What brought the young couple back to the area of historic dust bowls was Kevin's great desire to be on the land. He said in the end it was a memory of digging potatoes with his grandfather that stirred him to create a new Catholic land movement -- a crusade where families return to the land to build community, strengthen faith, and grow and sell chemical-free food.

But it wasn't until the former track-and-field star sat in his planning period for classes at Kapaun Mount Carmel High School in Wichita that the Benedictine College graduate felt the need to write about the movement.

Before he knew it, the recently hired theology teacher had more than 300 blog posts on farming, rural life, family and Catholic social teachings. Something in his heart and mind told him he wouldn't be a schoolteacher long.

"To change the world I need to make sure my children are going to maintain the faith," Kevin said, as he described his decision to leave his teaching job. "If I fail with my own children it doesn't matter how many students I teach about the faith I didn't succeed. I did not fulfill the thing that I'm going to be judged upon. Which is did you pass on that faith? Did you run that race or did you run it in vain?"

Now into the sixth year of their farm journey, Kevin and Mary have expanded their fiat with additional animals, greenhouses, acreage and a little boy in the womb. Because of all the new farming demands, Kevin has little time to write. But the slender 6-foot-something farmer said he's humbled that God has used the things he has written to affect so many lives.

His first blog follower was Sacred Heart parishioner, Craig Steger of Cashton, Wis. Steger wrote in an email to CNS that he met Kevin on a different Catholic homesteading forum, and found that many of the things Kevin discussed translated into what was going on in his own mind and heart about a farming vocation.

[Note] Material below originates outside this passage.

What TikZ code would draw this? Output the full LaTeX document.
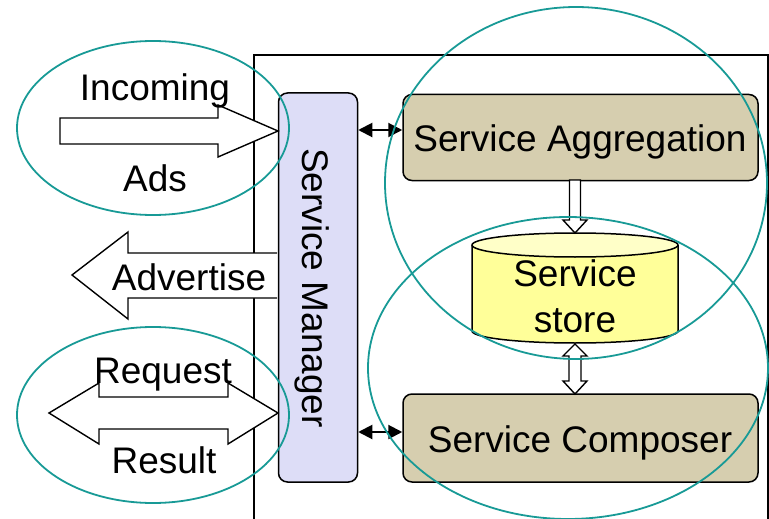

Now the 35-year-old lawyer lives with his wife and five children in a small log cabin, without running water. For food they butcher steer, raise chickens, and grow fruits and vegetables.

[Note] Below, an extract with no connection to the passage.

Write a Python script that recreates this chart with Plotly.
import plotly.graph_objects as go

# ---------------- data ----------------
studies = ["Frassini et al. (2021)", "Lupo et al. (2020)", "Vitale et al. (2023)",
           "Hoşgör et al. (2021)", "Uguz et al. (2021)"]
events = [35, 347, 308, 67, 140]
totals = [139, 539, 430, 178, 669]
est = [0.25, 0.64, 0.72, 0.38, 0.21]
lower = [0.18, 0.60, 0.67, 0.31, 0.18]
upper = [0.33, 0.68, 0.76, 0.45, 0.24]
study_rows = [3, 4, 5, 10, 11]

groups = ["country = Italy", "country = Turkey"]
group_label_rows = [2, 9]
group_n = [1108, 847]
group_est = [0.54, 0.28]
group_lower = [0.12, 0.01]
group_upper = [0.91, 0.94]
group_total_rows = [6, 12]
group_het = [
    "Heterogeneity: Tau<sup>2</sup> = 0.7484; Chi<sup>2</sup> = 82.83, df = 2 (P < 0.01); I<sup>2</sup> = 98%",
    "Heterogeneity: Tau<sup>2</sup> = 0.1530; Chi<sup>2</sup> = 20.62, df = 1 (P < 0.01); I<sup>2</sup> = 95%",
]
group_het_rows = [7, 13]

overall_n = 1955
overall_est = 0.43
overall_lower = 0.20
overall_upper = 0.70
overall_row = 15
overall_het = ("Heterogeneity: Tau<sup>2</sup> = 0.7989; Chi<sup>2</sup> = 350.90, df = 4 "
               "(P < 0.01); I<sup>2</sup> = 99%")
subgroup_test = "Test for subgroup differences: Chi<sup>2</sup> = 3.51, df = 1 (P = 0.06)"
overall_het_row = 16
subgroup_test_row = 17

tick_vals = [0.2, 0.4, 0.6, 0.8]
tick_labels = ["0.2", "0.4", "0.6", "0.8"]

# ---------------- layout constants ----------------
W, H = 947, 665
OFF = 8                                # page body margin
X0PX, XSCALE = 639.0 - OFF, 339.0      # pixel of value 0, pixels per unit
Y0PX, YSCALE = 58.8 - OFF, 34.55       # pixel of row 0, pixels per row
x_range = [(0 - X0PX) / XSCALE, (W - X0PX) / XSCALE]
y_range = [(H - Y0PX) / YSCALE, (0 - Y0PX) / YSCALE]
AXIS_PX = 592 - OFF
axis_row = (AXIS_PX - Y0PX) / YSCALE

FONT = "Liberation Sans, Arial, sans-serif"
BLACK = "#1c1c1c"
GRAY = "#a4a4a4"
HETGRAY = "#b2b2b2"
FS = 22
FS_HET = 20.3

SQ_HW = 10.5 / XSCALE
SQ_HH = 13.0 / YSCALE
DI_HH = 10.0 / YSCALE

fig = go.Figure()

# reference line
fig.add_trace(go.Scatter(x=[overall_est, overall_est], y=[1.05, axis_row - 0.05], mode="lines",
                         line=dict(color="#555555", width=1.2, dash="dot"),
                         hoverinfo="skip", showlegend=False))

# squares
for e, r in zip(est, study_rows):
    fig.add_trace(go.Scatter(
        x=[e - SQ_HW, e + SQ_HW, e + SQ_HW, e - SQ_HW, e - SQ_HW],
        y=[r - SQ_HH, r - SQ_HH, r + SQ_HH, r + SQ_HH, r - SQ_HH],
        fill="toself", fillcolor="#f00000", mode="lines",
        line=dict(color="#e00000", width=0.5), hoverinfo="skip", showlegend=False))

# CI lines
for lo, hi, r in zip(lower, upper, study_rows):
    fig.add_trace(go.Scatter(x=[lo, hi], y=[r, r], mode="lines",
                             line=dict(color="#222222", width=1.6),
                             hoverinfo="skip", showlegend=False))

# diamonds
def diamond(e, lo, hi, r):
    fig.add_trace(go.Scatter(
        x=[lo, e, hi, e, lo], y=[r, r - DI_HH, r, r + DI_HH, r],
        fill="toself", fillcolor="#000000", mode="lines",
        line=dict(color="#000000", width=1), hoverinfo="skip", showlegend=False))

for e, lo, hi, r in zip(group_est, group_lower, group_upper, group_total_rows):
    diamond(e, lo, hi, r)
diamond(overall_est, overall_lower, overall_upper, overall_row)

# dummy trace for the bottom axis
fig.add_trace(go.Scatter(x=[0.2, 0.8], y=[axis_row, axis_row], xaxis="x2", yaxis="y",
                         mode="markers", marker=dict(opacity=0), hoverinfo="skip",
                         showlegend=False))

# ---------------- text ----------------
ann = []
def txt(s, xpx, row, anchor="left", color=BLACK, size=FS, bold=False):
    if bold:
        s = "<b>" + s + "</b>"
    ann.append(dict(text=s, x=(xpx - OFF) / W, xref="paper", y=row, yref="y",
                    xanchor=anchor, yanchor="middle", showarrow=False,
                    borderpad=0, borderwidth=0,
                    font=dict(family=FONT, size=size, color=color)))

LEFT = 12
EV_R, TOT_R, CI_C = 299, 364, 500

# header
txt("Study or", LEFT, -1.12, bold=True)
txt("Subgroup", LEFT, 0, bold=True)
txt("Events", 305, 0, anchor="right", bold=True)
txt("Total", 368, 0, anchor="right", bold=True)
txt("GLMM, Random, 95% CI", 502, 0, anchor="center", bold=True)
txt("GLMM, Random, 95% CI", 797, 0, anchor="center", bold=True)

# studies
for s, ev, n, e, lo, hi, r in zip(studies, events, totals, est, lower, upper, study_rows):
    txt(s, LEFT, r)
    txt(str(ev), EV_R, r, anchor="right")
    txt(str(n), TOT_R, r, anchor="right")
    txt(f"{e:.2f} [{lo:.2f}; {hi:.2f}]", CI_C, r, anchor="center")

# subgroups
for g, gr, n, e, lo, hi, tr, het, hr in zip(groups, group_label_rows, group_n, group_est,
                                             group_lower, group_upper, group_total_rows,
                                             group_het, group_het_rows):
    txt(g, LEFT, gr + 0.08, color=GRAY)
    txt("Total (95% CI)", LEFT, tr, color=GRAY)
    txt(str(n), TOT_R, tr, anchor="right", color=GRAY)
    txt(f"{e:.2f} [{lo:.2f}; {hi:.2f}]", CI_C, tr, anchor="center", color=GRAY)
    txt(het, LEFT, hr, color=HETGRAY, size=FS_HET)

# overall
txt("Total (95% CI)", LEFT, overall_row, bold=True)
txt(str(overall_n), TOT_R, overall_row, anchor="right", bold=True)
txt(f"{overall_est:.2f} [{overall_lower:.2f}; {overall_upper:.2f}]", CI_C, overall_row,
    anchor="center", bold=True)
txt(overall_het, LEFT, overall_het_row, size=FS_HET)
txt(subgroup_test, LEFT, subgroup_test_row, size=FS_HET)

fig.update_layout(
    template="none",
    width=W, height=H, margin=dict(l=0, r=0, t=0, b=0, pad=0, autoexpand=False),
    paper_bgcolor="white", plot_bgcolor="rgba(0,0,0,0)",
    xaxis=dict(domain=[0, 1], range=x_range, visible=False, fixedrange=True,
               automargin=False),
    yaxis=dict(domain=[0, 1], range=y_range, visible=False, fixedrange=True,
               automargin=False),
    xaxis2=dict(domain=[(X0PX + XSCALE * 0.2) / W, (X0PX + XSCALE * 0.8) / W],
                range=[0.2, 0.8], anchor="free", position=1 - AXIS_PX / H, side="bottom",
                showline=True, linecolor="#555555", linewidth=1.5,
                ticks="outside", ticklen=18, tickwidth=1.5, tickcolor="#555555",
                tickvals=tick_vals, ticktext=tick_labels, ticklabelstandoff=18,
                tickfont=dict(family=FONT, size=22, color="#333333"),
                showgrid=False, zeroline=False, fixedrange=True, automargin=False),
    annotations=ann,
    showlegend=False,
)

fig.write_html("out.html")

"One of the things I discovered in my own discernment of this calling to life with the land is that the calling is not unique to me, but is happening in many other people, particularly people in my generation," Steger wrote from his iPhone.

"Kevin has become, whether by accident or design, a type of leader for those of us finding ourselves on this vocational journey," he continued. "He's someone doing what many of us long to do, but for various reasons can't or won't do. Kevin has shown us that this movement, this communal calling is real, and most important, is viable."

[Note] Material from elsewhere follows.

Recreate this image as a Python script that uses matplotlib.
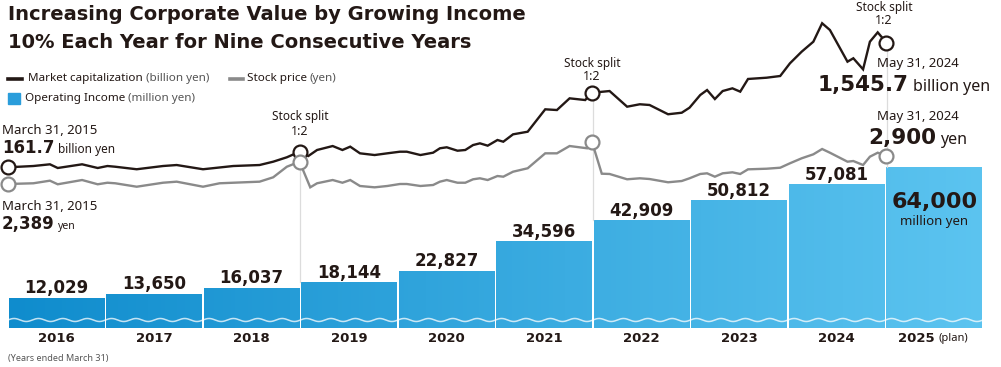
import numpy as np
import matplotlib
matplotlib.use('Agg')
import matplotlib.pyplot as plt
from matplotlib.lines import Line2D
from matplotlib.patches import Rectangle
from matplotlib.colors import LinearSegmentedColormap

# operating income by fiscal year (years ended March 31), million yen
years = [2016, 2017, 2018, 2019, 2020, 2021, 2022, 2023, 2024, 2025]
year_labels = ['2016', '2017', '2018', '2019', '2020', '2021', '2022', '2023', '2024', '2025']
op_income = [12029, 13650, 16037, 18144, 22827, 34596, 42909, 50812, 57081, 64000]
op_labels = ['12,029', '13,650', '16,037', '18,144', '22,827', '34,596', '42,909', '50,812', '57,081', '64,000']

# market capitalization, billion yen (time in decimal years)
mc_t = [2015.25, 2015.51, 2015.68, 2015.76, 2016.01, 2016.17, 2016.27, 2016.35, 2016.57, 2016.84,
        2016.98, 2017.25, 2017.56, 2017.83, 2017.97, 2018.11, 2018.24, 2018.33, 2018.42, 2018.58,
        2018.68, 2018.76, 2018.86, 2019.01, 2019.14, 2019.27, 2019.34, 2019.48, 2019.61, 2019.68,
        2019.75, 2019.86, 2019.94, 2020.02, 2020.09, 2020.17, 2020.27, 2020.33, 2020.43, 2020.58,
        2020.76, 2020.88, 2021.01, 2021.17, 2021.24, 2021.42, 2021.60, 2021.73, 2021.83, 2022.02,
        2022.16, 2022.24, 2022.35, 2022.42, 2022.50, 2022.58, 2022.68, 2022.76, 2022.84, 2023.03,
        2023.17, 2023.27, 2023.39, 2023.51, 2023.60, 2023.68, 2023.86, 2023.92, 2024.02, 2024.09,
        2024.17, 2024.26]
mc_v = [161.7, 176, 195, 154, 195, 154, 176, 168, 140, 176,
        187, 140, 176, 187, 224, 273, 335, 287, 354, 398,
        354, 391, 317, 298, 317, 335, 335, 298, 324, 373,
        384, 346, 354, 409, 428, 402, 465, 446, 528, 557,
        806, 798, 928, 909, 990, 1009, 835, 862, 854, 751,
        768, 824, 965, 1020, 920, 1009, 1039, 1002, 1143, 1157,
        1176, 1317, 1446, 1557, 1762, 1687, 1335, 1373, 1250, 1557,
        1661, 1545.7]

# stock price, yen
sp_t = [2015.25, 2015.51, 2015.68, 2015.76, 2016.01, 2016.17, 2016.27, 2016.35, 2016.57, 2016.84,
        2016.98, 2017.25, 2017.42, 2017.83, 2017.97, 2018.11, 2018.24, 2018.35, 2018.42, 2018.58,
        2018.68, 2018.76, 2018.86, 2019.01, 2019.14, 2019.27, 2019.34, 2019.48, 2019.61, 2019.68,
        2019.75, 2019.86, 2019.94, 2020.02, 2020.09, 2020.17, 2020.27, 2020.33, 2020.43, 2020.58,
        2020.76, 2020.88, 2021.01, 2021.19, 2021.24, 2021.34, 2021.42, 2021.60, 2021.73, 2021.83,
        2022.02, 2022.16, 2022.24, 2022.35, 2022.42, 2022.50, 2022.58, 2022.68, 2022.76, 2022.84,
        2023.03, 2023.17, 2023.27, 2023.39, 2023.51, 2023.60, 2023.68, 2023.86, 2023.92, 2024.02,
        2024.09, 2024.17, 2024.26]
sp_v = [2389, 2402, 2449, 2384, 2461, 2384, 2412, 2402, 2340, 2412,
        2431, 2340, 2402, 2431, 2510, 2701, 2792, 2329, 2402, 2461,
        2412, 2461, 2353, 2329, 2353, 2389, 2389, 2353, 2371, 2431,
        2461, 2412, 2412, 2474, 2492, 2461, 2533, 2521, 2611, 2673,
        2943, 2943, 3075, 3034, 3148, 2575, 2570, 2474, 2492, 2479,
        2420, 2443, 2492, 2570, 2582, 2521, 2582, 2600, 2570, 2654,
        2665, 2683, 2763, 2853, 2925, 3021, 2954, 2792, 2804, 2732,
        2882, 2954, 2900]

split_t = [2018.24, 2021.24, 2024.26]

W, H = 1001, 367
DARK = '#231815'
GREY = '#8a8a8a'

fig = plt.figure(figsize=(W / 100, H / 100), dpi=100)
fig.patch.set_facecolor('white')

# x in years: px 8 -> 2015.25, 97.5 px per year
px_per_year = 97.5
x_left = 2015.25 - 8 / px_per_year
x_right = 2015.25 + (W - 8) / px_per_year

ax = fig.add_axes([0, 0, 1, 1])
ax_mc = ax.twinx()
ax_sp = ax.twinx()
for a in (ax, ax_mc, ax_sp):
    a.set_axis_off()

# bar scale: 0 at px 328, 64000 at px 167
v_per_px = 64000 / 161
ax.set_xlim(x_left, x_right)
ax.set_ylim(-(H - 328) * v_per_px, 328 * v_per_px)

# bars with a left-to-right blue gradient (image clipped to each bar)
cmap = LinearSegmentedColormap.from_list('blue', ['#0f8ccd', '#5cc4f0'])
gx0 = years[0] - 0.75
gx1 = years[-1] + 0.25
centers = [yr - 0.25 for yr in years]
bars = ax.bar(centers, op_income, width=0.98, color='#3aa9e0', linewidth=0, zorder=1)
for b in bars:
    x0 = b.get_x()
    x1 = x0 + b.get_width()
    val = b.get_height()
    c0 = (x0 - gx0) / (gx1 - gx0)
    c1 = (x1 - gx0) / (gx1 - gx0)
    im = ax.imshow(np.linspace(c0, c1, 128)[None, :], extent=[x0 - 0.05, x1 + 0.05, -2000, val + 2000],
                   aspect='auto', cmap=cmap, vmin=0, vmax=1, interpolation='nearest', zorder=1.1)
    im.set_clip_path(b)
    # wave (axis break)
    wx = np.linspace(x0, x1, 300)
    wy = 3180 + 600 * np.sin(2 * np.pi * (wx - gx0) / 0.25)
    ax.plot(wx, wy, color='white', lw=1.1, alpha=0.75, zorder=2)
ax.set_xlim(x_left, x_right)
ax.set_ylim(-(H - 328) * v_per_px, 328 * v_per_px)

# market cap scale: 161.7 at px 167.3, 11.11 per px
ax_mc.set_ylim(161.7 - (H - 167.3) * 11.11, 161.7 + 167.3 * 11.11)
# stock price scale: 2389 at px 184, 18.06 per px
ax_sp.set_ylim(2389 - (H - 184) * 18.06, 2389 + 184 * 18.06)
for a in (ax_mc, ax_sp):
    a.set_xlim(x_left, x_right)

# value labels
for i, (c, val, lab) in enumerate(zip(centers, op_income, op_labels)):
    if i < len(years) - 1:
        ax.annotate(lab, (c, val), xytext=(0, 3.2), textcoords='offset points',
                    ha='center', va='baseline', fontsize=12, fontweight='bold',
                    family='DejaVu Sans', color=DARK, zorder=5)
ax.annotate(op_labels[-1], (centers[-1], op_income[-1]), xytext=(0, -29.5),
            textcoords='offset points', ha='center', va='baseline', fontsize=16,
            fontweight='bold', family='DejaVu Sans', color=DARK, zorder=5)
ax.annotate('million yen', (centers[-1], op_income[-1]), xytext=(0, -41.5),
            textcoords='offset points', ha='center', va='baseline', fontsize=9.5,
            family='Noto Sans', fontweight='semibold', color=DARK, zorder=5)

# split guide lines, from the market cap circle down to the next bar
fig.canvas.draw()
for st in split_t:
    i_mc = mc_t.index(st)
    bar_i = int(round(st - 0.25)) - years[0] + 1
    ydisp = ax_mc.transData.transform((st, mc_v[i_mc]))[1]
    ytop = ax.transData.inverted().transform((0, ydisp))[1]
    ax.plot([st + 0.005, st + 0.005], [op_income[bar_i], ytop], color='#dcdcdc', lw=0.9, zorder=1.5)

# lines
ax_sp.plot(sp_t, sp_v, color=GREY, lw=1.7, solid_joinstyle='miter', zorder=3)
ax_mc.plot(mc_t, mc_v, color=DARK, lw=1.7, solid_joinstyle='miter', zorder=3)

for st in [sp_t[0]] + split_t:
    i = sp_t.index(st)
    ax_sp.plot(sp_t[i], sp_v[i], 'o', ms=10, mfc='white', mec=GREY, mew=1.6, zorder=4)
    i = mc_t.index(st)
    ax_mc.plot(mc_t[i], mc_v[i], 'o', ms=10, mfc='white', mec=DARK, mew=1.6, zorder=4)

# year labels
for c, lab in zip(centers[:-1], year_labels[:-1]):
    ax.text(c, -10 * v_per_px, lab, ha='center', va='center', fontsize=9.5,
            fontweight='bold', family='DejaVu Sans', color=DARK)
ax.text(935 / px_per_year + x_left, -10 * v_per_px, year_labels[-1], ha='right', va='center',
        fontsize=9.5, fontweight='bold', family='DejaVu Sans', color=DARK)
ax.text(939 / px_per_year + x_left, -10 * v_per_px, '(plan)', ha='left', va='center',
        fontsize=8, family='Noto Sans', color=DARK)


def ftext(x, y, s, **kw):
    return fig.text(x / W, 1 - y / H, s, **kw)


def chain(x, y, pieces, va='baseline', gap=3):
    r = fig.canvas.get_renderer()
    for s, kw in pieces:
        t = ftext(x, y, s, ha='left', va=va, **kw)
        x = x + t.get_window_extent(r).width + gap
    return x


# title
ttl = dict(fontsize=14, fontweight='bold', family='DejaVu Sans', color=DARK)
ftext(8, 15, 'Increasing Corporate Value by Growing Income', ha='left', va='center', **ttl)
ftext(8, 43, '10% Each Year for Nine Consecutive Years', ha='left', va='center', **ttl)

# legend
leg = dict(fontsize=8.4, family='Noto Sans', color=DARK)
leg2 = dict(fontsize=8.4, family='Noto Sans', color='#555555')
fig.add_artist(Line2D([8 / W, 22 / W], [1 - 79 / H] * 2, color=DARK, lw=2.6))
chain(28, 79, [('Market capitalization', leg), ('(billion yen)', leg2)], va='center')
fig.add_artist(Line2D([230 / W, 243 / W], [1 - 79 / H] * 2, color=GREY, lw=2.6))
chain(247, 79, [('Stock price', leg), ('(yen)', leg2)], va='center')
fig.add_artist(Rectangle((8 / W, 1 - 104 / H), 12 / W, 11 / H, color='#2a9ddb',
                         transform=fig.transFigure))
chain(25, 98, [('Operating Income', leg), ('(million yen)', leg2)], va='center')

# start annotations
small = dict(fontsize=9.5, family='Noto Sans', color=DARK)
ftext(2, 130, 'March 31, 2015', ha='left', va='center', **small)
chain(2, 153, [('161.7', dict(fontsize=12, fontweight='bold', family='DejaVu Sans', color=DARK)),
               ('billion yen', dict(fontsize=8.5, family='Noto Sans', color=DARK))])
ftext(2, 207, 'March 31, 2015', ha='left', va='center', **small)
chain(2, 229, [('2,389', dict(fontsize=12, fontweight='bold', family='DejaVu Sans', color=DARK)),
               ('yen', dict(fontsize=7.5, family='Noto Sans', color=DARK))])

# stock split labels
for cx, cy in [(300, 117), (592, 63), (884, 7)]:
    ftext(cx, cy, 'Stock split', ha='center', va='center', fontsize=8.5, family='Noto Sans', color=DARK)
    ftext(cx, cy + 14, '1:2', ha='center', va='center', fontsize=9, family='Noto Sans', color=DARK)

# end annotations
ftext(877, 63, 'May 31, 2024', ha='left', va='center', **small)
chain(818, 91, [('1,545.7', dict(fontsize=15.5, fontweight='bold', family='DejaVu Sans', color=DARK)),
                ('billion yen', dict(fontsize=11.5, family='Noto Sans', color=DARK))], gap=4)
ftext(877, 117, 'May 31, 2024', ha='left', va='center', **small)
chain(868, 144, [('2,900', dict(fontsize=15.5, fontweight='bold', family='DejaVu Sans', color=DARK)),
                 ('yen', dict(fontsize=11.5, family='Noto Sans', color=DARK))], gap=4)

ftext(8, 358, '(Years ended March 31)', ha='left', va='center', fontsize=6.5,
      family='Noto Sans', color='#555555')

fig.savefig('out.png', dpi=100, facecolor='white')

And it was this communal viability that lured Casey and Amanda Truelove some 600 miles north from Austin, Texas. Tired of the city life they both knew they wanted a more simple life. Now after living about fourth months in St. Leo, they were about to purchase an abandoned home near their field of dreams and become true homesteaders.

"(Kevin and Mary) enabled us to start without any knowledge (of farming)," Amanda said, recounting their move and explaining the co-ownership alliance of Fiat Farms. "In our opinion it was the Lord directing us. He said, 'Here, this is what you're dreaming of. I'm going to have someone teach you how to do it so there's a lot less risk involved. And they're also wonderful people that you're going to become very good friends with.' It was an offer we really couldn't put down."

"We don't invite people to come here," Mary said. People's interest has grown from what they've seen about their life and farm on the Internet.

"It's more of a passive thing of -- this is what we're doing; we love this life; if you like it come and see; but we're not going to make you come and move here," she said. "(Our farm is) open for anyone to come and see so that they can go out and do it in other places, too."